ジチョーは、自立支援協議会相談支援部会の部会長です。
さて、今回の部会は、「当事者が参加してのアセスメント演習」です。これは、地域で暮らす障がい当時者に参加していただき、その方に参加者が様々な質問を通してアセスメントを行い、障害福祉サービスに依らない形で、その方の生活の提案や人生計画を皆さんと作ろうという演習です。参加者としては、相談員や市役所職員、保健師、事業所の方々となっています。
今回登場していただいた方は、外国籍でも日本で生活したいという思いを持っているジュエルさんです。支援学校を卒業し、現在ではオンラインを主にした一般就労に就いています。今までどんな生活をしてきたのか、どんな経験をしてきたのか、どんな夢や希望があるのか、困りごとは何かを皆さんがジュエルさんに質問をします。
次に参加者にはグループに分かれ、個別に質問を行いながら、ジュエルさんがどんな方なのか、どんな強みを持っているかを明確にしていきます。
次のセッションは、いよいよ将来の人生設計のお手伝いの提案となります。ジュエルさんの話をまとめ、参加者がアイデアを提案します。
最後には、ジョエルさんが良いと思った提案、ジュエルさん自身が考えても無かった提案などを皆で聞きます。果たして今回の演習では、ジュエルさんはご自身の将来について、前向きな一歩を踏み出す勇気となったのでしょうか。
例えば。
ジョエルさんは、家庭内では英語とタガログ語、日本語が使われているとのこと。であれば、3か国語の通訳も可能では、という意見が出ています。ホワイトボードにも、提案意見としてあります。
というのも、笛吹市内でも他国から移住されている方が多く、福祉や教育の現場では、日本語だけの説明では理解が難しい場面もあるのです。当然ご夫婦で移住され、子どもを含む語での問題や、学校での先生との面談でも、大枠では意思疎通は測れるが、細かいところでの意思疎通が難しいという場面は多いのです。通訳をお願いするにも、学校でのケース会議の30分だけ、という依頼も厳しいのです。
しかし、ジュエルさんは「その時、その場で」返還をするのがとても苦手だと言います。日本語だけ。タガログ語だけの会話なら、考える際にはその言語で考えるのですが、ミックスされてしまうと、頭の中でいちいち変換するので、反応が遅くなるとのことです。
でも、ジチョーとすれば、それはそれで可能性は十分にあると思っています。より正確な通訳は難しいにしても、ジュエルさん自身の障がい者としての人生、幼い頃の親との生活の中での違和感を踏まえながら、その言語にふさわしい説明が出来ると考えます。ジュエルさんには、こういう能力を支援者側でも求めているということを伝えました。
こういったことのやり取りで、最後にジュエルさんに感想を聞きました。
「自分がやろうと思っていたこともそうだが、それ以上の可能性のある話を聞いて、成程と思いました。
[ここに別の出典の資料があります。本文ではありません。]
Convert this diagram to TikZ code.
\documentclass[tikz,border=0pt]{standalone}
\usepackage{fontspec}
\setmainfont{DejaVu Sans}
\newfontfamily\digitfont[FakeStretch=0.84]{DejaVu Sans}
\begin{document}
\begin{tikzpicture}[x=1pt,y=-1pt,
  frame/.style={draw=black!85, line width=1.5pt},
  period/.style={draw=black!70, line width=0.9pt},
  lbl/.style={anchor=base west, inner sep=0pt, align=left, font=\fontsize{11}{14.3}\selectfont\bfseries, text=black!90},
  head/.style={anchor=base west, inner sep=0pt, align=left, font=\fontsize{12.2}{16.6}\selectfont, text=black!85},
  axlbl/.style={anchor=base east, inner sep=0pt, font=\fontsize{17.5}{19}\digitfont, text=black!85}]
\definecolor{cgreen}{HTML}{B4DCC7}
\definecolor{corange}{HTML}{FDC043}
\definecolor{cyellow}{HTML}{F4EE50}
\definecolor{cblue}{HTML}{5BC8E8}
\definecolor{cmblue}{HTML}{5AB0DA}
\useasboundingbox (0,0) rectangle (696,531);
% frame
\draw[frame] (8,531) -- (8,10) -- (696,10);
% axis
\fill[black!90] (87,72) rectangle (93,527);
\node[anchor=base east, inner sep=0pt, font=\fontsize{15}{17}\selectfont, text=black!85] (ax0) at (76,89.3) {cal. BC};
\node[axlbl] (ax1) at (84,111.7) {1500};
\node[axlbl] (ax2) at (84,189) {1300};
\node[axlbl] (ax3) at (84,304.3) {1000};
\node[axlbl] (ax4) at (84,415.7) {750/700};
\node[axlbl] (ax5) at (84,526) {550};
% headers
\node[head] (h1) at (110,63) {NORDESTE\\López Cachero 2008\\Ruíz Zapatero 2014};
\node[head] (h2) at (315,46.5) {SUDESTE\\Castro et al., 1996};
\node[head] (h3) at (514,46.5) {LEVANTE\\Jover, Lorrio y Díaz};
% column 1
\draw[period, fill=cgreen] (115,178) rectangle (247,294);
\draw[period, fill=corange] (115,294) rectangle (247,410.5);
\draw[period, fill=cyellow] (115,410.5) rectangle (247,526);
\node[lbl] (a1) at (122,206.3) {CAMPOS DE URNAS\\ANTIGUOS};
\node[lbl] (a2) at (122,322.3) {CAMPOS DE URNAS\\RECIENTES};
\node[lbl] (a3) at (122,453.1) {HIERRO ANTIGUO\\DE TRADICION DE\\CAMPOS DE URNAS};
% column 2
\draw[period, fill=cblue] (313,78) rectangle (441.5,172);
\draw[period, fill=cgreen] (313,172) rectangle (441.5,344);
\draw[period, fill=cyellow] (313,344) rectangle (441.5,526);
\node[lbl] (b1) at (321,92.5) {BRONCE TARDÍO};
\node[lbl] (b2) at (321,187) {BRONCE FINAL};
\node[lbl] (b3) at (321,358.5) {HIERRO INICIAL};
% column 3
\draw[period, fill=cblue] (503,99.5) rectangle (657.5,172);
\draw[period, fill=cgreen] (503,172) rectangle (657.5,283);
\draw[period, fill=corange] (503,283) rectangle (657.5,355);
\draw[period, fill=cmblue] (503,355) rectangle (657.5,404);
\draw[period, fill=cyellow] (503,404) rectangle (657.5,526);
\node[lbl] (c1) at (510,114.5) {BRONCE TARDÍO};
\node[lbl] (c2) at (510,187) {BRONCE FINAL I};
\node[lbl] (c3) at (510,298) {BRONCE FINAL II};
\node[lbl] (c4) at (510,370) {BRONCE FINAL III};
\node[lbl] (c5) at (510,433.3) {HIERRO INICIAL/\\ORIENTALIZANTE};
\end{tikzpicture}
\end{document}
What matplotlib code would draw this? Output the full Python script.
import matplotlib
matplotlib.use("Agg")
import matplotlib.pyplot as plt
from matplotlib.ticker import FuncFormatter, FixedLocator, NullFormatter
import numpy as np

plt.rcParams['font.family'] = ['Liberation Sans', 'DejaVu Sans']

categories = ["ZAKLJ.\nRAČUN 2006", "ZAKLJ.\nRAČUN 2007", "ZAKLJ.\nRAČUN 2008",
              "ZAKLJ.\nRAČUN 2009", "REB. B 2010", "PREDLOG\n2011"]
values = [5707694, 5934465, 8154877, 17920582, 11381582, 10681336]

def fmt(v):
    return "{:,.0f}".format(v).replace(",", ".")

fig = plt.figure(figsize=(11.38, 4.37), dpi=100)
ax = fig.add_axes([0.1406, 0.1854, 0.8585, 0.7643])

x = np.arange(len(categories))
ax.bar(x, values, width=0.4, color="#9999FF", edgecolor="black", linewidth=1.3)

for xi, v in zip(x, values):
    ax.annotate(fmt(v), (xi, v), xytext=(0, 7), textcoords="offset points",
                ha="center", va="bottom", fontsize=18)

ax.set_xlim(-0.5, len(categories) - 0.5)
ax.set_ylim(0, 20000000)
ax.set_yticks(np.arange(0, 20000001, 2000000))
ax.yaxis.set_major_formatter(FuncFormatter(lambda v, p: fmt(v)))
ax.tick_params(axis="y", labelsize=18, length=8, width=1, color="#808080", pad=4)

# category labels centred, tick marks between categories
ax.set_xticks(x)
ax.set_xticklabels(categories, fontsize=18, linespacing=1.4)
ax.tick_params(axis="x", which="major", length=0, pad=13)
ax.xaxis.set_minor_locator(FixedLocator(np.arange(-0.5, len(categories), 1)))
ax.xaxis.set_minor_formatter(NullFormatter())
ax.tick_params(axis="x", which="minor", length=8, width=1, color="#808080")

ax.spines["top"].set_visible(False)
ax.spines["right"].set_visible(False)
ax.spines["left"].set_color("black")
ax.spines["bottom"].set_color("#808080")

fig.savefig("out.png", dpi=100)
ますます色々なチャレンジをしていきたいと思えました。皆さんに感謝します。」とのこと。
このセッションでは、色々なことが含まれています。アセスメントの能力、言語化していないことを共感した上で質問を返しながら、ジュエルさんが無意識だったことを引っ張り出す。そして意思決定支援と意志遂行支援など。ジュエルさんの生活状態を短い時間ながら想像し、それを将来像に結び付けていく。相談員は単なるサービス提供だけでは無く、人が人を応援するという原点に戻りながら、アセスメントと計画づくりに参加する。わずか2時間のセッションでしたが、有意義な時間なったのでしょうか。
障がいがありながらも、日本で生活していきたいと強く思うジュエルさん。どうか皆さんで応援してあげて下さい。
この演習は、年に1回の実施予定となっています。来年自分も参加したいと思われる方は、お声をおかけください。一緒にやりましょう。
ちなみに、当演習は、日本社会福祉士会が実施している「障がい者が地域での生活を支援する研修」を元に再編集して実施しています。日本社会福祉士会では2日間にかけて行っていたものを、2時間で実施しています。